Business Bankruptcy Issues Under New Bankruptcy Law

Business Bankruptcy Issues Under New Bankruptcy Law

Businesses won’t find the problems that consumers do when trying to file for bankruptcy under the new law. Lawless warns that the problems will come after the business filing is done. “There are provisions that make it harder for businesses to get through Chapter 11 and there are expanded paperwork requirements,” he said.

“Small businesses will have to keep records that they wouldn’t normally have to keep.” It is with small businesses that the line is blurred, Lawless said. His research found that one in seven consumer filers will have a business reason. Often, this is because they are required to guarantee their business loan to creditors.

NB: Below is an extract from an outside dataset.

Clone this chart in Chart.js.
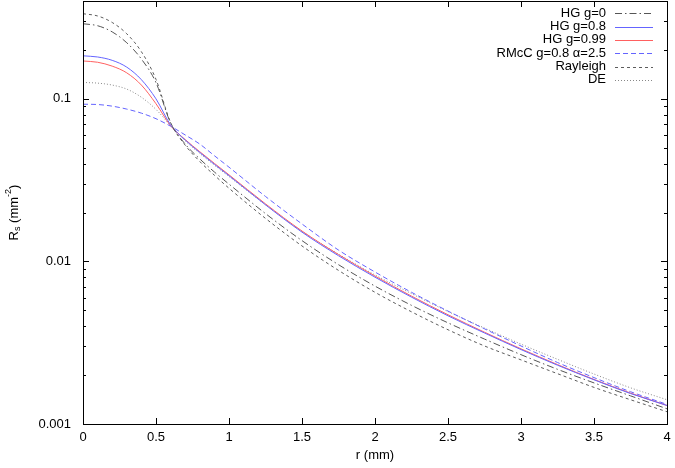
<!DOCTYPE html>
<html>
<head>
<meta charset="utf-8">
<script src="https://cdn.jsdelivr.net/npm/chart.js@4/dist/chart.umd.min.js"></script>
<style>
html,body{margin:0;padding:0;background:#fff;}
canvas{display:block;}
</style>
</head>
<body>
<canvas id="c" width="675" height="468"></canvas>
<script>
// radial distance r (mm)
const rValues = [0, 0.1, 0.2, 0.3, 0.4, 0.5, 0.6, 0.7, 0.8, 0.9, 1.0, 1.25, 1.5, 1.75, 2.0, 2.25, 2.5, 2.75, 3.0, 3.25, 3.5, 3.75, 4.0];
// Rs (mm^-2)
const hgG0     = [0.2897, 0.2818, 0.2582, 0.2213, 0.1758, 0.1259, 0.0711, 0.0527, 0.0427, 0.0355, 0.0299, 0.0197, 0.01343, 0.00955, 0.00705, 0.00537, 0.00419, 0.00333, 0.00267, 0.00217, 0.00179, 0.00149, 0.00124];
const hgG08    = [0.184, 0.181, 0.1726, 0.1567, 0.1312, 0.100, 0.0692, 0.0558, 0.0468, 0.0396, 0.0337, 0.0223, 0.01514, 0.01084, 0.0080, 0.00603, 0.00463, 0.00363, 0.00287, 0.0023, 0.00187, 0.00154, 0.0013];
const hgG099   = [0.171, 0.168, 0.159, 0.1445, 0.1216, 0.0933, 0.0684, 0.0562, 0.0473, 0.0401, 0.0341, 0.0226, 0.01538, 0.01102, 0.00813, 0.00612, 0.0047, 0.00367, 0.0029, 0.00232, 0.00188, 0.00155, 0.0013];
const rmcc     = [0.0927, 0.0923, 0.0902, 0.0865, 0.0817, 0.0755, 0.0679, 0.060, 0.0527, 0.0447, 0.038, 0.0251, 0.0170, 0.01175, 0.00861, 0.00646, 0.00495, 0.00385, 0.00302, 0.00239, 0.00193, 0.00158, 0.00132];
const rayleigh = [0.334, 0.3236, 0.2951, 0.2512, 0.195, 0.1318, 0.0716, 0.0519, 0.0412, 0.0339, 0.0282, 0.0184, 0.01245, 0.00881, 0.00646, 0.0049, 0.0038, 0.00302, 0.00248, 0.00204, 0.00168, 0.00141, 0.00119];
const deApprox = [0.1262, 0.125, 0.1216, 0.1148, 0.1023, 0.0861, 0.0684, 0.0552, 0.0462, 0.0391, 0.0333, 0.0223, 0.01531, 0.01109, 0.00826, 0.00634, 0.00492, 0.00389, 0.0031, 0.0025, 0.00203, 0.00167, 0.00141];

const seriesLabels = ['HG g=0', 'HG g=0.8', 'HG g=0.99', 'RMcC g=0.8 \u03b1=2.5', 'Rayleigh', 'DE'];
const xTickValues = [0, 0.5, 1, 1.5, 2, 2.5, 3, 3.5, 4];
const yTickValues = [0.001, 0.01, 0.1];
const xTitle = 'r (mm)';

const FONT = "'Liberation Sans', Arial, Helvetica, sans-serif";

const seriesData = [hgG0, hgG08, hgG099, rmcc, rayleigh, deApprox];
const styles = [
  {color: '#555555', dash: [7, 3, 1.5, 3]},
  {color: '#6464ff', dash: []},
  {color: '#ff6060', dash: []},
  {color: '#6464ff', dash: [5, 3]},
  {color: '#5c5c5c', dash: [3, 3]},
  {color: '#888888', dash: [1, 2]}
];

const datasets = seriesData.map((arr, i) => ({
  label: seriesLabels[i],
  data: arr.map((v, j) => ({x: rValues[j], y: v})),
  borderColor: styles[i].color,
  borderDash: styles[i].dash,
  borderWidth: 1,
  pointRadius: 0,
  fill: false,
  cubicInterpolationMode: 'monotone'
}));

function noPad(s) {
  s.paddingTop = 0; s.paddingBottom = 0; s.paddingLeft = 0; s.paddingRight = 0;
}

const decorPlugin = {
  id: 'decor',
  afterDraw(chart) {
    const ctx = chart.ctx;
    const a = chart.chartArea;
    const xs = chart.scales.x, ys = chart.scales.y;
    ctx.save();
    ctx.strokeStyle = '#000';
    ctx.lineWidth = 1;
    ctx.setLineDash([]);
    // frame
    ctx.strokeRect(Math.round(a.left) + 0.5, Math.round(a.top) + 0.5, Math.round(a.right - a.left), Math.round(a.bottom - a.top));
    ctx.beginPath();
    // x ticks (bottom & top, inward)
    xTickValues.forEach(v => {
      const px = Math.round(xs.getPixelForValue(v)) + 0.5;
      ctx.moveTo(px, a.bottom); ctx.lineTo(px, a.bottom - 6);
      ctx.moveTo(px, a.top); ctx.lineTo(px, a.top + 6);
    });
    // y ticks major + minor
    for (let d = 0; d < yTickValues.length; d++) {
      const base = yTickValues[d];
      for (let m = 1; m <= 9; m++) {
        const v = base * m;
        if (v > ys.max) break;
        const py = Math.round(ys.getPixelForValue(v)) + 0.5;
        const len = m === 1 ? 6 : 3;
        ctx.moveTo(a.left, py); ctx.lineTo(a.left + len, py);
        ctx.moveTo(a.right, py); ctx.lineTo(a.right - len, py);
      }
    }
    ctx.stroke();

    // legend
    ctx.font = '13px ' + FONT;
    ctx.fillStyle = '#000';
    ctx.textAlign = 'right';
    ctx.textBaseline = 'middle';
    chart.data.datasets.forEach((ds, i) => {
      const y = 13.3 + i * 13.3;
      ctx.fillText(ds.label, 606, y);
      ctx.beginPath();
      ctx.strokeStyle = ds.borderColor;
      ctx.setLineDash(ds.borderDash);
      ctx.moveTo(615, Math.round(y) + 0.5);
      ctx.lineTo(653, Math.round(y) + 0.5);
      ctx.stroke();
    });
    ctx.setLineDash([]);

    // x title
    ctx.fillStyle = '#000';
    ctx.textAlign = 'center';
    ctx.textBaseline = 'middle';
    ctx.font = '13px ' + FONT;
    ctx.fillText(xTitle, (a.left + a.right) / 2, 455);

    // y title with sub/superscript
    ctx.save();
    ctx.translate(14, (a.top + a.bottom) / 2);
    ctx.rotate(-Math.PI / 2);
    ctx.textAlign = 'left';
    ctx.textBaseline = 'middle';
    const parts = [
      {t: 'R', f: 13, dy: 0},
      {t: 's', f: 9, dy: 4},
      {t: ' (mm', f: 13, dy: 0},
      {t: '-2', f: 9, dy: -5},
      {t: ')', f: 13, dy: 0}
    ];
    let w = 0;
    parts.forEach(p => { ctx.font = p.f + 'px ' + FONT; w += ctx.measureText(p.t).width; });
    let x = -w / 2;
    parts.forEach(p => {
      ctx.font = p.f + 'px ' + FONT;
      ctx.fillText(p.t, x, p.dy);
      x += ctx.measureText(p.t).width;
    });
    ctx.restore();
    ctx.restore();
  }
};

new Chart(document.getElementById('c'), {
  type: 'line',
  data: {datasets},
  options: {
    responsive: false,
    animation: false,
    devicePixelRatio: 1,
    layout: {padding: {top: 1, right: 8, left: 0, bottom: 0}},
    plugins: {legend: {display: false}, tooltip: {enabled: false}},
    scales: {
      x: {
        type: 'linear',
        min: 0, max: 4,
        grid: {display: false, drawTicks: false},
        border: {display: false},
        afterBuildTicks: s => { s.ticks = xTickValues.map(v => ({value: v})); },
        afterFit: s => { s.height = 44; noPad(s); },
        ticks: {
          padding: 6,
          color: '#000',
          font: {family: FONT, size: 13},
          maxRotation: 0,
          autoSkip: false,
          callback: v => String(v)
        }
      },
      y: {
        type: 'logarithmic',
        min: 0.001, max: 0.4,
        grid: {display: false, drawTicks: false},
        border: {display: false},
        afterBuildTicks: s => { s.ticks = yTickValues.map(v => ({value: v})); },
        afterFit: s => { s.width = 83; noPad(s); },
        ticks: {
          padding: 12,
          color: '#000',
          font: {family: FONT, size: 13},
          autoSkip: false,
          callback: v => String(v)
        }
      }
    }
  },
  plugins: [decorPlugin]
});
</script>
</body>
</html>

Under the new law, the timetable for a reorganization plan is 210 days, while under the old law, “you could continue to get stays indefinitely if you could show you were making progress,” attorney Carlyon explained.

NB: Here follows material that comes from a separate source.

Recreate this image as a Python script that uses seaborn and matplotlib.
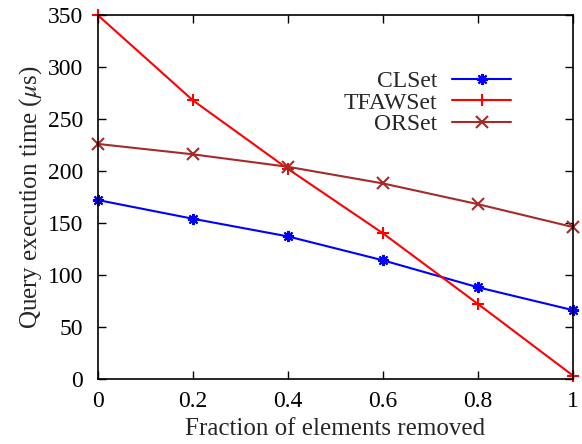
import matplotlib
matplotlib.use("Agg")
import matplotlib.pyplot as plt
import seaborn as sns
import pandas as pd

fractions = [0, 0.2, 0.4, 0.6, 0.8, 1.0]
clset = [172, 154, 137, 114, 88, 66]
tfawset = [350, 268, 202, 140, 72, 3]
orset = [226, 216, 204, 188, 168, 146]
series_names = ["CLSet", "TFAWSet", "ORSet"]
x_ticks = [0, 0.2, 0.4, 0.6, 0.8, 1]
x_tick_labels = ["0", "0.2", "0.4", "0.6", "0.8", "1"]
y_ticks = [0, 50, 100, 150, 200, 250, 300, 350]

sns.set_theme(style="ticks")
plt.rcParams['font.family'] = ['Liberation Serif', 'DejaVu Serif']
plt.rcParams['mathtext.fontset'] = 'stix'

rows = []
for name, vals in zip(series_names, [clset, tfawset, orset]):
    for f, v in zip(fractions, vals):
        rows.append({"frac": f, "time": v, "set": name})
df = pd.DataFrame(rows)

palette = {"CLSet": "#0000ff", "TFAWSet": "#ff0000", "ORSet": "#a52a2a"}
markers = {"CLSet": (8, 2, 0), "TFAWSet": "+", "ORSet": "x"}

fig = plt.figure(figsize=(5.82, 4.44), dpi=100)
ax = fig.add_axes([0.168, 0.147, 0.8165, 0.819])
sns.lineplot(data=df, x="frac", y="time", hue="set", style="set",
             palette=palette, markers=markers, dashes=False,
             markersize=8, markeredgewidth=1.5, linewidth=1.5, ax=ax)
for ln in ax.lines:
    ln.set_markeredgecolor(ln.get_color())
    ln.set_clip_on(False)

ax.set_xlim(0, 1)
ax.set_ylim(0, 350)
ax.set_xticks(x_ticks)
ax.set_xticklabels(x_tick_labels)
ax.set_yticks(y_ticks)
ax.tick_params(direction="in", top=True, right=True, labelsize=17, length=6, width=1, colors="black")
ax.tick_params(axis="x", pad=8.5)
ax.tick_params(axis="y", pad=10.5)
for s in ax.spines.values():
    s.set_linewidth(1.2)
    s.set_color("black")
ax.set_xlabel("Fraction of elements removed", fontsize=18, labelpad=5)
ax.set_ylabel(r"Query execution time ($\mu$s)", fontsize=18, labelpad=2.5)

handles, labels = ax.get_legend_handles_labels()
for h in handles:
    h.set_markeredgecolor(h.get_color())
leg = ax.legend(handles, labels, loc="upper right", bbox_to_anchor=(0.895, 0.88),
                markerfirst=False, frameon=False, fontsize=17, handlelength=2.5,
                handletextpad=0.65, labelspacing=0.0, borderpad=0)

fig.savefig("out.png", dpi=100)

While critics have said the strict new bankruptcy law could stifle the entrepreneurial spirit, Nevada Small Business Development Center Deputy State Director Michael Graham disagreed.

“It hurts everybody when somebody declares bankruptcy,” Graham insisted. “It is harder on small businesses, no doubt, because they have fewer people to spread the work out of collection. It used to be that people would declare Chapter 7 and walk away from it. The objective of the new law is that people don’t walk away from it and leave other people holding the bag.”